Pratt & Whitney’s single-crystal turbine blade

Posted on 12 Mar 2018 and read 382 times
Pratt & Whitney’s single-crystal turbine bladeThe American Society of Mechanical Engineers (ASME) has designated Pratt & Whitney’s single-crystal turbine blade as a historic mechanical-engineering landmark, recognised for its “progression in mechanical engineering and aviation”. The blade joins more than 260 ASME landmarks around the world.

Dave Carter, senior vice-president (engineering) at Pratt & Whitney, said: “The invention of the single-crystal turbine blade enabled the industry-leading performance of our engines today in terms of efficiency, emissions and time between major overhauls.
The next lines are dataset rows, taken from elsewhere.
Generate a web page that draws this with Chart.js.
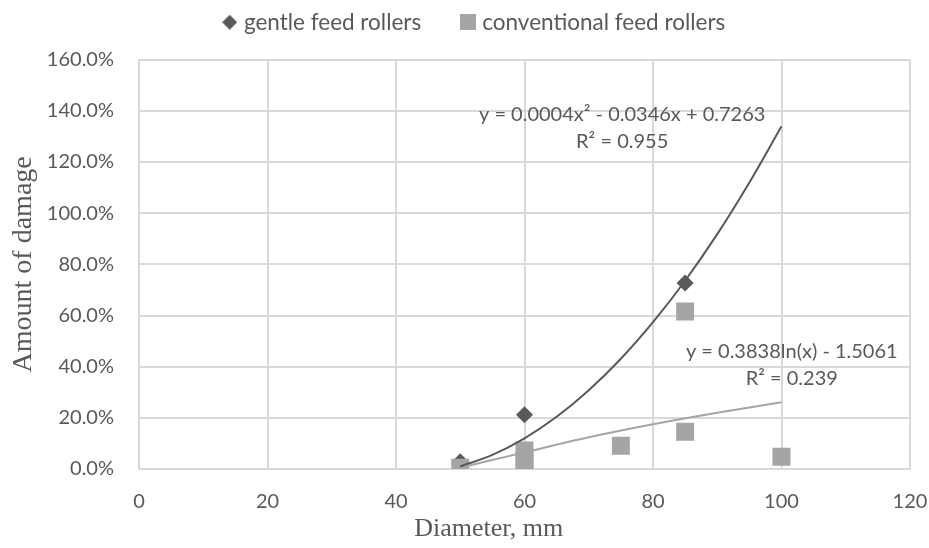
<!DOCTYPE html>
<html>
<head>
<meta charset="utf-8">
<script src="https://cdn.jsdelivr.net/npm/chart.js@4/dist/chart.umd.min.js"></script>
<style>
  html, body { margin: 0; padding: 0; background: #fff; }
  #wrap { width: 929px; height: 548px; }
</style>
</head>
<body>
<div id="wrap"><canvas id="damageChart" width="929" height="548"></canvas></div>
<script>
// measured points
const gentleX = [50, 60, 85];
const gentleY = [0.028, 0.212, 0.727];
const convX = [50, 60, 60, 60, 75, 85, 85, 100];
const convY = [0.005, 0.072, 0.035, 0.003, 0.091, 0.616, 0.146, 0.048];

// trendlines
const polyTrendX = [50, 55, 60, 65, 70, 75, 80, 85, 90, 95, 100];
const polyTrendY = [0.01, 0.055, 0.12, 0.204, 0.308, 0.431, 0.574, 0.736, 0.918, 1.12, 1.34];
const logTrendX = [50, 60, 70, 80, 90, 100];
const logTrendY = [0.005, 0.065, 0.124, 0.175, 0.22, 0.261];

const xTicks = [0, 20, 40, 60, 80, 100, 120];
const legendNames = ['gentle feed rollers', 'conventional feed rollers'];
const trendLabels = [
    { x: 75.2, y: 1.385, lines: ['y = 0.0004x² - 0.0346x + 0.7263', 'R² = 0.955'] },
    { x: 101.6, y: 0.458, lines: ['y = 0.3838ln(x) - 1.5061', 'R² = 0.239'] }
];

const DARK = '#595959', LIGHT = '#a5a5a5', GRID = '#d9d9d9', TEXT = '#595959';
const SANS = 'Lato, "Open Sans", sans-serif';
const SERIF = '"Liberation Serif", "DejaVu Serif", serif';

const toPts = (xs, ys) => xs.map((x, i) => ({ x: x, y: ys[i] }));

// little icons for the legend, sized like the reference
function legendIcon(kind) {
    const c = document.createElement('canvas');
    const s = kind === 'diamond' ? 15 : 16;
    c.width = s; c.height = s;
    const g = c.getContext('2d');
    if (kind === 'diamond') {
        g.fillStyle = DARK;
        g.beginPath();
        g.moveTo(s / 2, 0); g.lineTo(s, s / 2); g.lineTo(s / 2, s); g.lineTo(0, s / 2);
        g.closePath(); g.fill();
    } else {
        g.fillStyle = LIGHT;
        g.fillRect(0, 0, s, s);
    }
    return c;
}
const icons = [legendIcon('diamond'), legendIcon('square')];

const trendTextPlugin = {
    id: 'trendText',
    afterDatasetsDraw(chart) {
        const ctx = chart.ctx, xs = chart.scales.x, ys = chart.scales.y;
        ctx.save();
        ctx.font = '20px ' + SANS;
        ctx.fillStyle = TEXT;
        ctx.textAlign = 'center';
        ctx.textBaseline = 'middle';
        trendLabels.forEach(lbl => {
            const px = xs.getPixelForValue(lbl.x);
            const py = ys.getPixelForValue(lbl.y);
            lbl.lines.forEach((t, i) => ctx.fillText(t, px, py + i * 27));
        });
        ctx.restore();
    }
};

const ctx = document.getElementById('damageChart').getContext('2d');
new Chart(ctx, {
    type: 'scatter',
    data: {
        datasets: [
            { label: legendNames[0], data: toPts(gentleX, gentleY), pointStyle: 'rectRot', pointRadius: 8.5,
              pointHoverRadius: 8.5, backgroundColor: DARK, borderColor: DARK, borderWidth: 0, order: 3 },
            { label: legendNames[1], data: toPts(convX, convY), pointStyle: 'rect', pointRadius: 12.7,
              pointHoverRadius: 12.7, backgroundColor: LIGHT, borderColor: LIGHT, borderWidth: 0, order: 2 },
            { label: 'poly', data: toPts(polyTrendX, polyTrendY), showLine: true, pointRadius: 0,
              borderColor: DARK, borderWidth: 2, cubicInterpolationMode: 'monotone', order: 0 },
            { label: 'log', data: toPts(logTrendX, logTrendY), showLine: true, pointRadius: 0,
              borderColor: LIGHT, borderWidth: 2, cubicInterpolationMode: 'monotone', order: 1 }
        ]
    },
    options: {
        responsive: false,
        animation: false,
        layout: { padding: { left: 4, right: -19, top: 1, bottom: 0 } },
        plugins: {
            tooltip: { enabled: false },
            // empty title used as a spacer between legend and plot
            title: { display: true, text: ' ', weight: 500, font: { size: 1 }, padding: { top: 0, bottom: 15 } },
            legend: {
                position: 'top',
                labels: {
                    color: TEXT,
                    font: { family: SANS, size: 22.5 },
                    usePointStyle: true,
                    boxWidth: 6,
                    boxHeight: 6,
                    padding: 10,
                    generateLabels(chart) {
                        return legendNames.map((name, i) => ({
                            text: i === 0 ? name + '\u2002\u2002\u2002' : name,
                            fillStyle: i === 0 ? DARK : LIGHT,
                            strokeStyle: 'transparent',
                            lineWidth: 0,
                            pointStyle: icons[i],
                            fontColor: TEXT,
                            hidden: false,
                            datasetIndex: i
                        }));
                    }
                }
            }
        },
        scales: {
            x: {
                type: 'linear',
                min: 0, max: 120,
                afterBuildTicks: s => { s.ticks = xTicks.map(v => ({ value: v })); },
                afterFit: s => { s.height = 79; s.paddingLeft = 0; s.paddingRight = 19; },
                grid: { color: GRID, lineWidth: 2, drawTicks: false },
                border: { color: GRID, width: 2 },
                ticks: { color: TEXT, font: { family: SANS, size: 20 }, padding: 21 },
                title: { display: true, text: 'Diameter, mm' + '\u00a0'.repeat(11), color: TEXT,
                         font: { family: SERIF, size: 26 }, padding: { top: 0, bottom: 3 } }
            },
            y: {
                min: 0, max: 1.6,
                afterFit: s => { s.width = 135; },
                grid: { color: GRID, lineWidth: 2, drawTicks: false },
                border: { color: GRID, width: 2 },
                ticks: { stepSize: 0.2, color: TEXT, font: { family: SANS, size: 20 }, padding: 25,
                         callback: v => (v * 100).toFixed(1) + '%' },
                title: { display: true, text: 'Amount of damage', color: TEXT,
                         font: { family: SERIF, size: 28 }, padding: { top: 3, bottom: 0 } }
            }
        }
    },
    plugins: [trendTextPlugin]
});
</script>
</body>
</html>
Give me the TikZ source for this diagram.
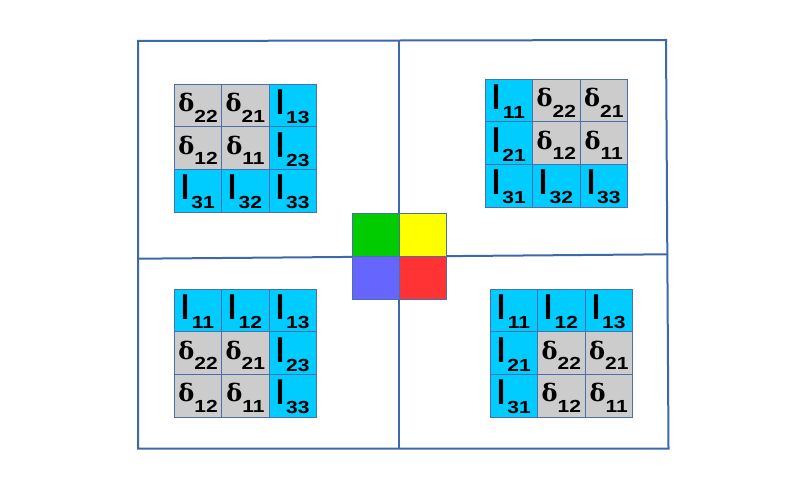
\documentclass[tikz,border=0pt]{standalone}
\usepackage{graphicx}
\usepackage{fontspec}
\setmainfont{Liberation Sans}
\newfontfamily\deltafont{DejaVu Serif}
\definecolor{framec}{HTML}{3D69A8}
\definecolor{bordc}{HTML}{4A70AC}
\definecolor{cyanc}{HTML}{00CCFF}
\definecolor{grayc}{HTML}{CCCCCC}
\definecolor{greenc}{HTML}{00CC00}
\definecolor{yellowc}{HTML}{FFFF00}
\definecolor{bluec}{HTML}{6666FF}
\definecolor{redc}{HTML}{FF3333}
\newcommand\subnum[1]{\scalebox{1.2}[1]{\fontsize{17.5}{18}\selectfont\bfseries #1}}
\newcommand\Vi[1]{\scalebox{0.8}[1]{\fontsize{36}{36}\selectfont\bfseries I}\kern2pt\raisebox{-9pt}{\subnum{#1}}}
\newcommand\Vd[1]{{\deltafont\fontsize{24}{24}\selectfont\bfseries δ}\kern0pt\raisebox{-10.5pt}{\subnum{#1}}}
\tikzset{
  cell/.style={draw=bordc, line width=0.9pt, minimum width=47.4pt, minimum height=42.6pt,
    inner sep=0pt, outer sep=0pt, anchor=north west},
  celli/.style={cell, fill=cyanc, text height=18pt, text depth=0pt},
  celld/.style={cell, fill=grayc, text height=12pt, text depth=0pt},
  frameline/.style={draw=framec, line width=2pt},
  quad/.style={draw=bordc, line width=1pt, minimum width=47pt, minimum height=43pt,
    inner sep=0pt, outer sep=0pt, anchor=north west}
}
\begin{document}
\begin{tikzpicture}[x=1pt,y=-1pt]
\useasboundingbox (0,0) rectangle (810,494);
% frame
\coordinate (ftl) at (138,41);
\coordinate (ftm) at (399,40.5);
\coordinate (ftr) at (666,40);
\coordinate (fml) at (138,258.7);
\coordinate (fmr) at (667.3,254.3);
\coordinate (fbl) at (138,448.7);
\coordinate (fbm) at (399,448.7);
\coordinate (fbr) at (668.5,448.5);
\draw[frameline, line join=miter] (fbl) -- (ftl) -- (ftr) -- (fbr) -- cycle;
\draw[frameline] (fml) -- (fmr);
\draw[frameline] (ftm) -- (fbm);
% centre quads
\node[quad, fill=greenc] (qg) at (352.3,213.3) {};
\node[quad, fill=yellowc] (qy) at (399.3,213.3) {};
\node[quad, fill=bluec] (qb) at (352.3,256.5) {};
\node[quad, fill=redc] (qr) at (399.3,256.5) {};
% top-left grid
\foreach \r/\c/\k/\s in {1/1/d/22,1/2/d/21,1/3/i/13,2/1/d/12,2/2/d/11,2/3/i/23,3/1/i/31,3/2/i/32,3/3/i/33}
  \node[cell\k] (tl\r\c) at ({174.3+(\c-1)*47.4},{84.3+(\r-1)*42.6}) {\csname V\k\endcsname{\s}};
% top-right grid
\foreach \r/\c/\k/\s in {1/1/i/11,1/2/d/22,1/3/d/21,2/1/i/21,2/2/d/12,2/3/d/11,3/1/i/31,3/2/i/32,3/3/i/33}
  \node[cell\k] (tr\r\c) at ({485.3+(\c-1)*47.4},{79.3+(\r-1)*42.6}) {\csname V\k\endcsname{\s}};
% bottom-left grid
\foreach \r/\c/\k/\s in {1/1/i/11,1/2/i/12,1/3/i/13,2/1/d/22,2/2/d/21,2/3/i/23,3/1/d/12,3/2/d/11,3/3/i/33}
  \node[cell\k] (bl\r\c) at ({174.3+(\c-1)*47.4},{289.3+(\r-1)*42.6}) {\csname V\k\endcsname{\s}};
% bottom-right grid
\foreach \r/\c/\k/\s in {1/1/i/11,1/2/i/12,1/3/i/13,2/1/i/21,2/2/d/22,2/3/d/21,3/1/i/31,3/2/d/12,3/3/d/11}
  \node[cell\k] (br\r\c) at ({490.3+(\c-1)*47.4},{289.3+(\r-1)*42.6}) {\csname V\k\endcsname{\s}};
\end{tikzpicture}
\end{document}
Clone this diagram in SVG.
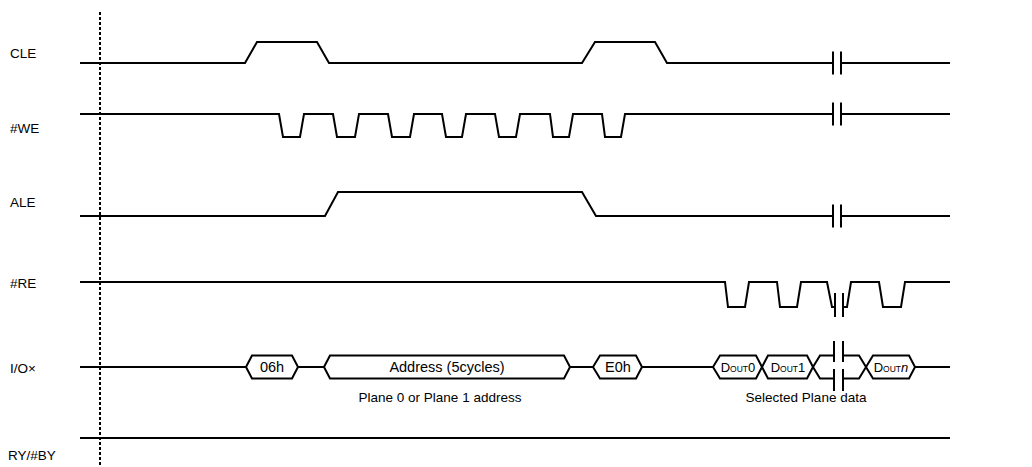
<svg xmlns="http://www.w3.org/2000/svg" width="1032" height="467" viewBox="0 0 1032 467">
<style>
.sig{fill:none;stroke:#000;stroke-width:2;stroke-linejoin:miter}
.brk{fill:none;stroke:#000;stroke-width:2}
.lbl{font-family:"Liberation Sans",Arial,sans-serif;font-size:13.5px;fill:#000}
.bus{font-family:"Liberation Sans",Arial,sans-serif;font-size:14.5px;fill:#000;text-anchor:middle}
.dout{font-family:"Liberation Sans",Arial,sans-serif;font-size:13px;fill:#000;text-anchor:middle}
.sub{font-size:8.5px}
.note{font-family:"Liberation Sans",Arial,sans-serif;font-size:13.5px;fill:#000;text-anchor:middle}
</style>
<rect width="1032" height="467" fill="#fff"/>
<g id="labels">
<text class="lbl" x="10" y="58">CLE</text>
<text class="lbl" x="10" y="133">#WE</text>
<text class="lbl" x="10" y="207">ALE</text>
<text class="lbl" x="10" y="288">#RE</text>
<text class="lbl" x="10" y="373">I/O×</text>
<text class="lbl" x="8" y="460">RY/#BY</text>
</g>
<g id="marker-line">
<line x1="100" y1="12" x2="100" y2="467" stroke="#000" stroke-width="2" stroke-dasharray="3,2"/>
</g>
<g id="connectors">
<g id="CLE">
<polyline class="sig" points="80,63 245,63 257,42 317,42 329,63 582,63 595,42 655,42 667,63 833,63"/>
<line class="sig" x1="841" y1="63" x2="950" y2="63"/>
<line class="brk" x1="833" y1="51.5" x2="833" y2="74.5"/>
<line class="brk" x1="841" y1="51.5" x2="841" y2="74.5"/>
</g>
<g id="WE">
<polyline class="sig" points="80,114 279,114 283,137 300,137 304,114 333,114 337,137 355,137 359,114 388,114 392,137 410,137 414,114 442,114 446,137 462,137 466,114 495,114 499,137 516,137 520,114 550,114 553,137 569,137 573,114 602,114 605,137 621,137 625,114 833,114"/>
<line class="sig" x1="841" y1="114" x2="950" y2="114"/>
<line class="brk" x1="833" y1="102.5" x2="833" y2="125.5"/>
<line class="brk" x1="841" y1="102.5" x2="841" y2="125.5"/>
</g>
<g id="ALE">
<polyline class="sig" points="80,216 325,216 338,192 582,192 596,216 833,216"/>
<line class="sig" x1="841" y1="216" x2="950" y2="216"/>
<line class="brk" x1="833" y1="204.5" x2="833" y2="227.5"/>
<line class="brk" x1="841" y1="204.5" x2="841" y2="227.5"/>
</g>
<g id="RE">
<polyline class="sig" points="80,282 725,282 728,307 745,307 749,282 777,282 780,307 797,307 801,282 827,282 832,307 835,307"/>
<polyline class="sig" points="843,307 847,307 851,282 879,282 883,307 901,307 905,282 950,282"/>
<line class="brk" x1="835" y1="293" x2="835" y2="317"/>
<line class="brk" x1="843" y1="293" x2="843" y2="317"/>
</g>
<g id="IO">
<line class="sig" x1="80" y1="367" x2="246" y2="367"/>
<line class="sig" x1="298" y1="367" x2="324" y2="367"/>
<line class="sig" x1="570" y1="367" x2="593" y2="367"/>
<line class="sig" x1="642" y1="367" x2="713" y2="367"/>
<line class="sig" x1="915" y1="367" x2="950" y2="367"/>
<polyline class="sig" points="834,355.5 820,355.5 813,367 820,378.5 834,378.5"/>
<polyline class="sig" points="843,355.5 859,355.5 866,367 859,378.5 843,378.5"/>
<line class="brk" x1="834" y1="341" x2="834" y2="362"/>
<line class="brk" x1="843" y1="341" x2="843" y2="362"/>
<line class="brk" x1="834" y1="369" x2="834" y2="391"/>
<line class="brk" x1="843" y1="369" x2="843" y2="391"/>
</g>
<g id="RYBY">
<line class="sig" x1="80" y1="438" x2="950" y2="438"/>
</g>
</g>
<g id="n-06h">
<polygon class="sig" points="246,367 252,355.5 292,355.5 298,367 292,378.5 252,378.5"/>
<text class="bus" x="272" y="372">06h</text>
</g>
<g id="n-address">
<polygon class="sig" points="324,367 330,355.5 564,355.5 570,367 564,378.5 330,378.5"/>
<text class="bus" x="447" y="372">Address (5cycles)</text>
</g>
<g id="n-e0h">
<polygon class="sig" points="593,367 600,355.5 636,355.5 642,367 636,378.5 600,378.5"/>
<text class="bus" x="618" y="372">E0h</text>
</g>
<g id="n-dout0">
<polygon class="sig" points="713,367 720,355.5 756,355.5 762,367 756,378.5 720,378.5"/>
<text class="dout" x="738" y="372">D<tspan class="sub">OUT</tspan>0</text>
</g>
<g id="n-dout1">
<polygon class="sig" points="762,367 768,355.5 807,355.5 813,367 807,378.5 768,378.5"/>
<text class="dout" x="788" y="372">D<tspan class="sub">OUT</tspan>1</text>
</g>
<g id="n-doutn">
<polygon class="sig" points="866,367 873,355.5 909,355.5 915,367 909,378.5 873,378.5"/>
<text class="dout" x="891" y="372">D<tspan class="sub">OUT</tspan><tspan font-style="italic">n</tspan></text>
</g>
<g id="notes">
<text class="note" x="440" y="402">Plane 0 or Plane 1 address</text>
<text class="note" x="806" y="402">Selected Plane data</text>
</g>
</svg>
Having this technology recognised by ASME is a testament to its impact on the aerospace industry.”

The development of these blades began in the 1960s, when Pratt & Whitney (www.pw.utc.com) engineers Maurice Shank and Frank VerSnyder led the effort to find a new turbine blade with higher levels of strength and heat-resistance.

The original nickel-alloy turbine blades had a metallic crystalline structure with grain boundaries that made the components prone to fracture.

The single-crystal blade eliminated these crystalline boundaries, thereby providing greatly improved resistance to fracture, three-times better corrosion-resistance and nine-times better creep performance than conventionally cast materials.

ASME president Charla Wise said: “The single-crystal turbine blade is a most deserving addition to the ASME roster of mechanical-engineering landmarks.

“We recognise the engineering attributes of the single-crystal blade, as well as the corporate effort of Pratt & Whitney to develop a technology that contributed to the advancement of the gas turbine industry.”

About 8 million single-crystal parts are cast annually for the aerospace industry. The first commercial-aviation use of these blades was in 1980 in the JT9D-7R4 jet engine powering the Boeing 747, McDonnell-Douglas DC-10 and Airbus A300 aircraft.

Their first military use was in 1983 in the P&W TF30 engine used to power the F-111 and F-14 jet fighters, as well as the F100 engine used to power the F-15 and F-16 jet fighters.